Egill Sæbjörnsson (born 1973) is an Icelandic visual artist, filmmaker, musician and architecture interventionist. He lives and works between Berlin and Reykjavík. Sæbjörnsson's work brings together 3D environments, digital projections, technology, and sound. These range from small intimate installations in museum and gallery settings to larger-scale permanent architectural installations. Sæbjörnsson conceives his work as a technological continuation of painting and sculpture, exploring the space between the virtual and physical. His works have been exhibited in The Martin Gropius Bau, Royal Academy of Arts in London, MoMA PS1 in New York, The Watermill Center, Museum of Modern Art Sydney, Museum of Contemporary Art Seoul, Galleria Nazionale d'Arte Moderna in Rome, The Hamburger Bahnhof Berlin, Frankfurter Kunstverein, Amos Rex, Moderna Museet in Stockholm, Oi Futuro Rio de Janeiro, Dakar Biennale, and The National Gallery of Prague. He represented Iceland at The 57th Biennale Arte in Venice, and in 2019 he was nominated for the Ars Fennica Award in Finland. He lectures and contributes to various publications.
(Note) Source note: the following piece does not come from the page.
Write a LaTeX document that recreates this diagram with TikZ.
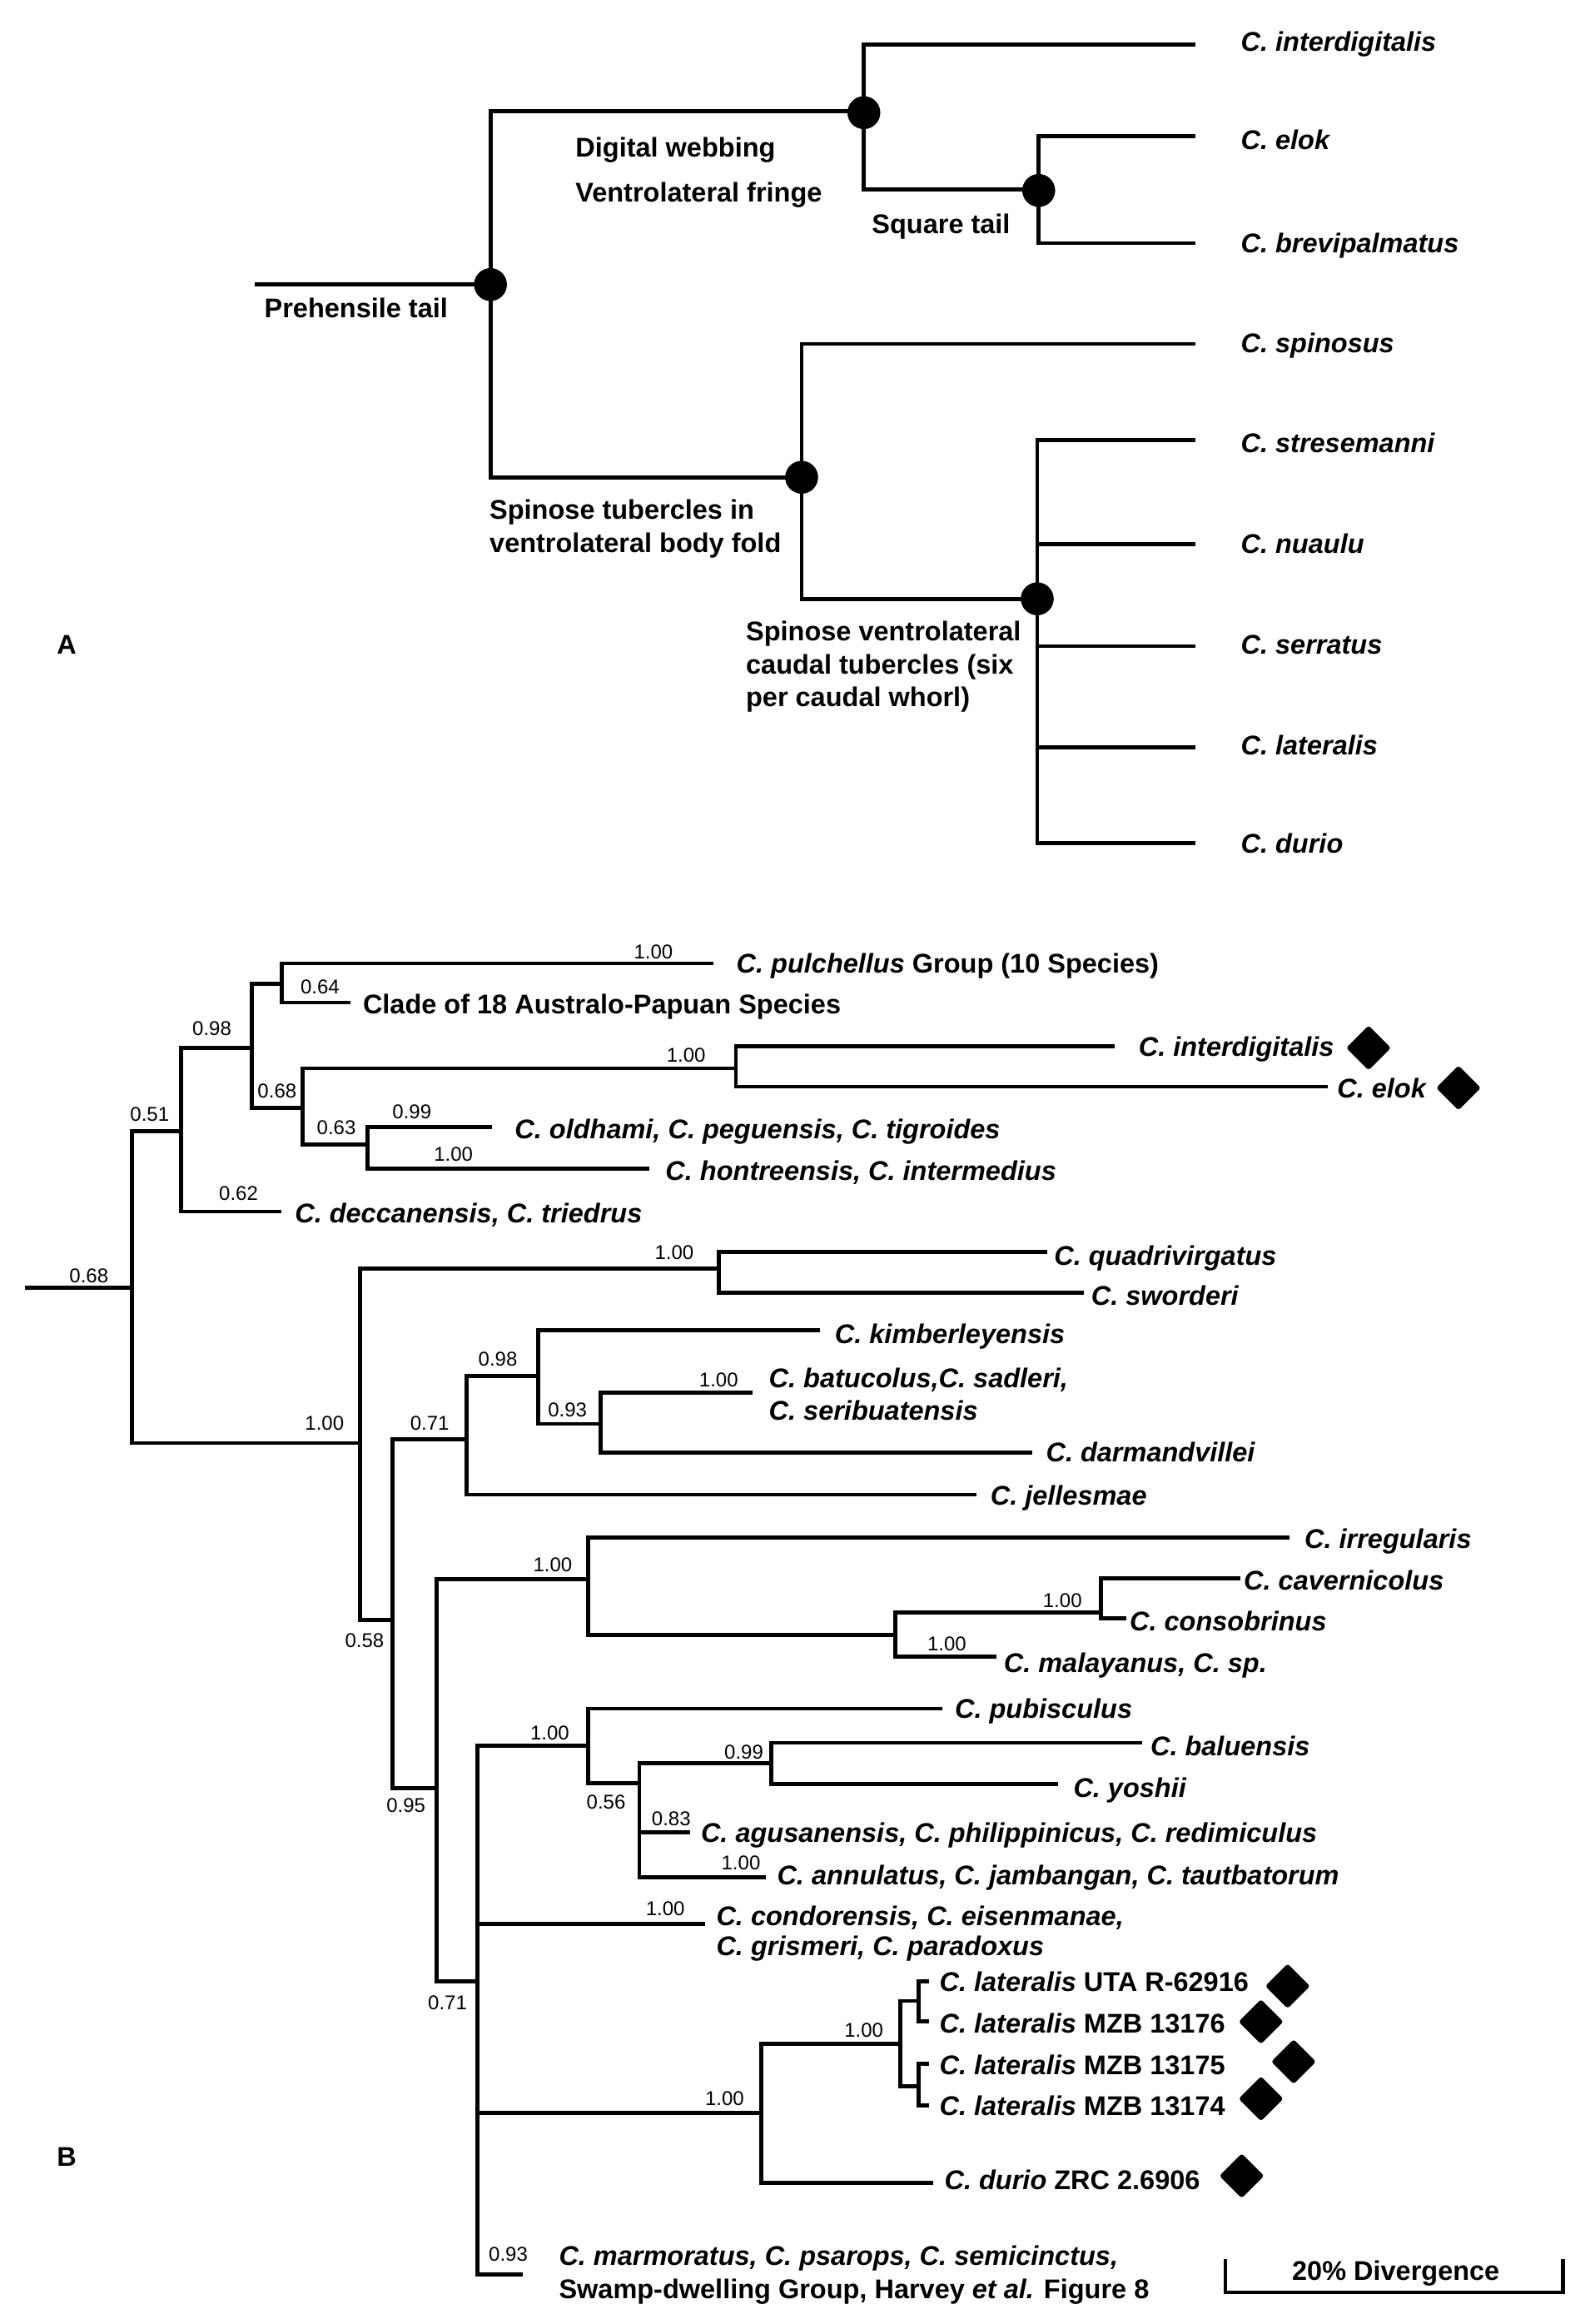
\documentclass[tikz,border=0pt]{standalone}
\usepackage{fontspec}
\setmainfont{Liberation Sans}
\usetikzlibrary{shapes.geometric}
\begin{document}
\begin{tikzpicture}[x=0.4449pt,y=-0.4449pt,
  br/.style={line width=1.2pt},
  tx/.style={font=\fontsize{8.12pt}{10pt}\selectfont\bfseries, inner sep=0pt, anchor=base west},
  num/.style={font=\fontsize{6pt}{7pt}\selectfont, inner sep=0pt},
  dot/.style={circle, fill=black, inner sep=0pt, minimum size=9.8pt},
  dia/.style={diamond, fill=black, inner sep=0pt, minimum width=13.6pt, minimum height=13.6pt, rounded corners=0.8pt}]
\useasboundingbox (0,0) rectangle (1076,1568);

% ================= Panel A =================
\coordinate (ar) at (172,192);
\node[dot] (a1) at (331,192) {};
\node[dot] (a2) at (583,76) {};
\node[dot] (a3) at (701,128.5) {};
\node[dot] (a4) at (541,322) {};
\node[dot] (a5) at (700,404) {};
\coordinate (a2in) at (583,75);
\coordinate (a3in) at (701,128);
\coordinate (a4in) at (541,322);
\coordinate (a5in) at (700,404);
\coordinate (at1) at (807,30);
\coordinate (at2) at (807,92);
\coordinate (at3) at (807,164);
\coordinate (at4) at (807,232);
\coordinate (at5) at (807,297);
\coordinate (at6) at (807,367);
\coordinate (at7) at (807,436);
\coordinate (at8) at (807,504);
\coordinate (at9) at (807,569);

\draw[br] (ar) -- (a1.center);
\draw[br] (a1.center) |- (a2in);
\draw[br] (a1.center) |- (a4in);
\draw[br] (a2.center) |- (at1);
\draw[br] (a2.center) |- (a3in);
\draw[br] (a3.center) |- (at2);
\draw[br] (a3.center) |- (at3);
\draw[br] (a4.center) |- (at4);
\draw[br] (a4.center) |- (a5in);
\foreach \t in {at5,at6,at7,at8,at9} \draw[br] (a5.center) |- (\t);
\node[dot] at (a1) {};
\node[dot] at (a2) {};
\node[dot] at (a3) {};
\node[dot] at (a4) {};
\node[dot] at (a5) {};

\node[tx] (la1) at (837,34.5) {\textit{C. interdigitalis}};
\node[tx] (la2) at (837,101) {\textit{C. elok}};
\node[tx] (la3) at (837,170.5) {\textit{C. brevipalmatus}};
\node[tx] (la4) at (837,238) {\textit{C. spinosus}};
\node[tx] (la5) at (837,305.5) {\textit{C. stresemanni}};
\node[tx] (la6) at (837,373.5) {\textit{C. nuaulu}};
\node[tx] (la7) at (837,441.5) {\textit{C. serratus}};
\node[tx] (la8) at (837,509.5) {\textit{C. lateralis}};
\node[tx] (la9) at (837,575.5) {\textit{C. durio}};

\node[tx] (ca1) at (178,214.5) {Prehensile tail};
\node[tx] (ca2) at (388,106) {Digital webbing};
\node[tx] (ca3) at (388,136.5) {Ventrolateral fringe};
\node[tx] (ca4) at (588,157.5) {Square tail};
\node[tx] (ca5) at (330,350.5) {Spinose tubercles in};
\node[tx] (ca6) at (330,372.5) {ventrolateral body fold};
\node[tx] (ca7) at (503,432.5) {Spinose ventrolateral};
\node[tx] (ca8) at (503,454.5) {caudal tubercles (six};
\node[tx] (ca9) at (503,476.5) {per caudal whorl)};
\node[tx] (lA) at (38,441.5) {A};

% ================= Panel B =================
\coordinate (r0) at (17,869);
\coordinate (b1) at (89,869);
\coordinate (b2) at (122,763);
\coordinate (b3) at (170,707);
\coordinate (b4) at (190,663.8);
\coordinate (b5) at (204,747.6);
\coordinate (b6) at (496.6,720.8);
\coordinate (b7) at (248,772.4);
\coordinate (b8) at (243,973.6);
\coordinate (b9) at (485,856);
\coordinate (b10) at (265,1092.8);
\coordinate (b11) at (315,971);
\coordinate (b12) at (363,928.5);
\coordinate (b13) at (405.5,960.7);
\coordinate (b14) at (294.5,1206.6);
\coordinate (b15) at (397,1065.4);
\coordinate (b16) at (604,1103);
\coordinate (b17) at (743,1088);
\coordinate (b18) at (322,1336.6);
\coordinate (b19) at (397,1178);
\coordinate (b20) at (431.5,1203);
\coordinate (b21) at (520.6,1189.4);
\coordinate (b22) at (513.7,1425.7);
\coordinate (b23) at (607.6,1378.9);
\coordinate (b24) at (620,1350);
\coordinate (b25) at (620,1407.6);

\coordinate (t1) at (481.6,650);
\coordinate (t2) at (236.3,676.4);
\coordinate (t3) at (752,705.7);
\coordinate (t4) at (896,733.1);
\coordinate (t5) at (332,760.4);
\coordinate (t6) at (438.4,788.5);
\coordinate (t7) at (189.7,817.4);
\coordinate (t8) at (707,844.8);
\coordinate (t9) at (731.6,872.2);
\coordinate (t10) at (553.5,897.3);
\coordinate (t11) at (508,939.8);
\coordinate (t12) at (696.6,980);
\coordinate (t13) at (659,1008.4);
\coordinate (t14) at (870,1037.4);
\coordinate (t15) at (837,1064.7);
\coordinate (t16) at (760,1091.8);
\coordinate (t17) at (672.7,1117.5);
\coordinate (t18) at (635.7,1152.8);
\coordinate (t19) at (770.6,1175.8);
\coordinate (t20) at (713.8,1203.6);
\coordinate (t21) at (465.8,1236.2);
\coordinate (t22) at (517,1266.5);
\coordinate (t23) at (476,1297.9);
\coordinate (t24) at (626.8,1336.6);
\coordinate (t25) at (626.8,1363.8);
\coordinate (t26) at (626.8,1392.5);
\coordinate (t27) at (626.8,1420.3);
\coordinate (t28) at (630,1472.6);
\coordinate (t29) at (352.8,1534.5);

\draw[br] (r0) -- (b1);
\draw[br] (b1) |- (b2);  \draw[br] (b1) |- (b8);
\draw[br] (b2) |- (b3);  \draw[br] (b2) |- (t7);
\draw[br] (b3) |- (b4);  \draw[br] (b3) |- (b5);
\draw[br] (b4) |- (t1);  \draw[br] (b4) |- (t2);
\draw[br] (b5) |- (b6);  \draw[br] (b5) |- (b7);
\draw[br] (b6) |- (t3);  \draw[br] (b6) |- (t4);
\draw[br] (b7) |- (t5);  \draw[br] (b7) |- (t6);
\draw[br] (b8) |- (b9);  \draw[br] (b8) |- (b10);
\draw[br] (b9) |- (t8);  \draw[br] (b9) |- (t9);
\draw[br] (b10) |- (b11); \draw[br] (b10) |- (b14);
\draw[br] (b11) |- (b12); \draw[br] (b11) |- (t13);
\draw[br] (b12) |- (t10); \draw[br] (b12) |- (b13);
\draw[br] (b13) |- (t11); \draw[br] (b13) |- (t12);
\draw[br] (b14) |- (b15); \draw[br] (b14) |- (b18);
\draw[br] (b15) |- (t14); \draw[br] (b15) |- (b16);
\draw[br] (b16) |- (b17); \draw[br] (b16) |- (t17);
\draw[br] (b17) |- (t15); \draw[br] (b17) |- (t16);
\draw[br] (b18) |- (b19); \draw[br] (b18) |- (t23);
\draw[br] (b18) |- (b22); \draw[br] (b18) |- (t29);
\draw[br] (b19) |- (t18); \draw[br] (b19) |- (b20);
\draw[br] (b20) |- (b21); \draw[br] (b20) |- (t21); \draw[br] (b20) |- (t22);
\draw[br] (b21) |- (t19); \draw[br] (b21) |- (t20);
\draw[br] (b22) |- (b23); \draw[br] (b22) |- (t28);
\draw[br] (b23) |- (b24); \draw[br] (b23) |- (b25);
\draw[br] (b24) |- (t24); \draw[br] (b24) |- (t25);
\draw[br] (b25) |- (t26); \draw[br] (b25) |- (t27);

% taxa labels
\node[tx] (lb1) at (496.6,656.5) {\textit{C. pulchellus} Group (10 Species)};
\node[tx] (lb2) at (244.5,684) {Clade of 18 Australo-Papuan Species};
\node[tx] (lb3) at (768,712.5) {\textit{C. interdigitalis}};
\node[tx] (lb4) at (902,740.5) {\textit{C. elok}};
\node[tx] (lb5) at (347,768.5) {\textit{C. oldhami, C. peguensis, C. tigroides}};
\node[tx] (lb6) at (448.7,796.5) {\textit{C. hontreensis, C. intermedius}};
\node[tx] (lb7) at (198.6,825) {\textit{C. deccanensis, C. triedrus}};
\node[tx] (lb8) at (711,853.5) {\textit{C. quadrivirgatus}};
\node[tx] (lb9) at (736,880.5) {\textit{C. sworderi}};
\node[tx] (lb10) at (563,906.5) {\textit{C. kimberleyensis}};
\node[tx] (lb11) at (518.5,936) {\textit{C. batucolus,C. sadleri,}};
\node[tx] (lb11b) at (518.5,958) {\textit{C. seribuatensis}};
\node[tx] (lb12) at (705.5,986.5) {\textit{C. darmandvillei}};
\node[tx] (lb13) at (668,1015.5) {\textit{C. jellesmae}};
\node[tx] (lb14) at (880,1044.5) {\textit{C. irregularis}};
\node[tx] (lb15) at (839,1072.5) {\textit{C. cavernicolus}};
\node[tx] (lb16) at (762,1100.5) {\textit{C. consobrinus}};
\node[tx] (lb17) at (677,1128.5) {\textit{C. malayanus, C. sp.}};
\node[tx] (lb18) at (644,1159.5) {\textit{C. pubisculus}};
\node[tx] (lb19) at (776,1184.5) {\textit{C. baluensis}};
\node[tx] (lb20) at (724,1212.5) {\textit{C. yoshii}};
\node[tx] (lb21) at (472.6,1243) {\textit{C. agusanensis, C. philippinicus, C. redimiculus}};
\node[tx] (lb22) at (524,1271.5) {\textit{C. annulatus, C. jambangan, C. tautbatorum}};
\node[tx] (lb23) at (483,1299) {\textit{C. condorensis, C. eisenmanae,}};
\node[tx] (lb23b) at (483,1319.5) {\textit{C. grismeri, C. paradoxus}};
\node[tx] (lb24) at (633.6,1343.5) {\textit{C. lateralis} UTA R-62916};
\node[tx] (lb25) at (633.6,1371.5) {\textit{C. lateralis} MZB 13176};
\node[tx] (lb26) at (633.6,1399.5) {\textit{C. lateralis} MZB 13175};
\node[tx] (lb27) at (633.6,1427.5) {\textit{C. lateralis} MZB 13174};
\node[tx] (lb28) at (637,1477.5) {\textit{C. durio} ZRC 2.6906};
\node[tx] (lb29) at (376.8,1528.5) {\textit{C. marmoratus, C. psarops, C. semicinctus,}};
\node[tx] (lb29b) at (376.8,1551) {Swamp-dwelling Group, Harvey \textit{et al.} Figure 8};
\node[tx] (lB) at (38,1461.5) {B};

% diamonds
\node[dia] (d1) at (923.6,707) {};
\node[dia] (d2) at (984.3,734) {};
\node[dia] (d3) at (869,1340) {};
\node[dia] (d4) at (851,1364) {};
\node[dia] (d5) at (873,1391) {};
\node[dia] (d6) at (851,1416) {};
\node[dia] (d7) at (838,1468) {};

% support values
\node[num] (n1) at (441,642) {1.00};
\node[num] (n2) at (216,666) {0.64};
\node[num] (n3) at (143,694) {0.98};
\node[num] (n4) at (101,752) {0.51};
\node[num] (n5) at (60,861) {0.68};
\node[num] (n6) at (463,712) {1.00};
\node[num] (n7) at (187,736) {0.68};
\node[num] (n8) at (227,761) {0.63};
\node[num] (n9) at (278,750) {0.99};
\node[num] (n10) at (306,779) {1.00};
\node[num] (n11) at (161,805) {0.62};
\node[num] (n12) at (455,845) {1.00};
\node[num] (n13) at (336,917) {0.98};
\node[num] (n14) at (485,931) {1.00};
\node[num] (n15) at (383,951) {0.93};
\node[num] (n16) at (219,960) {1.00};
\node[num] (n17) at (290,960) {0.71};
\node[num] (n18) at (373,1056) {1.00};
\node[num] (n19) at (717,1080) {1.00};
\node[num] (n20) at (639,1109) {1.00};
\node[num] (n21) at (246,1107) {0.58};
\node[num] (n22) at (371,1169) {1.00};
\node[num] (n23) at (502,1182) {0.99};
\node[num] (n24) at (409,1216) {0.56};
\node[num] (n25) at (274,1218) {0.95};
\node[num] (n26) at (453,1227) {0.83};
\node[num] (n27) at (500,1257) {1.00};
\node[num] (n28) at (449,1288) {1.00};
\node[num] (n29) at (302,1351) {0.71};
\node[num] (n30) at (583,1370) {1.00};
\node[num] (n31) at (489,1416) {1.00};
\node[num] (n32) at (343,1521) {0.93};

% scale bar
\coordinate (s1) at (827,1524);
\coordinate (s2) at (827,1546.6);
\coordinate (s3) at (1055,1546.6);
\coordinate (s4) at (1055,1524);
\draw[br] (s1) -- (s2) -- (s3) -- (s4);
\node[tx, anchor=base] (sbl) at (942,1538.5) {20\% Divergence};
\end{tikzpicture}
\end{document}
"Stone Ball, 2014" is Sæbjörnsson's public art installation in Berlin commissioned by Robert Koch Institute. It's a massive concrete block with a stone hemisphere with computer-controlled projection.

== Exhibitions ==
- 2022 Object Species – Virtuality. KW Kunstwerke Berlin e.V. and The Living Art Museum Reykjavík. Part of KW Digital Platform series, curated by Nadim Samman. Reykjavík Art Festival.
- 2022 Egill Sæbjörnsson – Object Species: Sculptures. Kummelhomen together with Moderna Museet, Vårberg Centrum and Andys gallery, Stockholm. Cur: Torbjörn Johannson, Catrin Lundqvist, Maaike Gouwenberg and Andy Ludvigsson
- 2023 The Girl from Ahlen – Part II. Kunstmuseum Ahlen. Ahlen.
- 2023 Egill Sæbjörnsson & Infinite Friends of the Universe. National Gallery of Iceland. Cur: Arnbjörg María Danielsen
- A Way to Pleasure, Art Basel, 2015
- The Inner Life of Things.

== Venice Biennale ==
In 2017 Sæbjörnsson represented Iceland in the 57th Venice Biennale. He chose two Icelandic trolls, Ūgh and Bõögâr. for the Icelandic Pavilion.

== Articles ==
- "A Complicated Surface." The Warp of Time. Mnemosyne Projects. 2024

== Books ==
- Egill Sæbjörnsson and Infinite Friends of the Universe, 2023.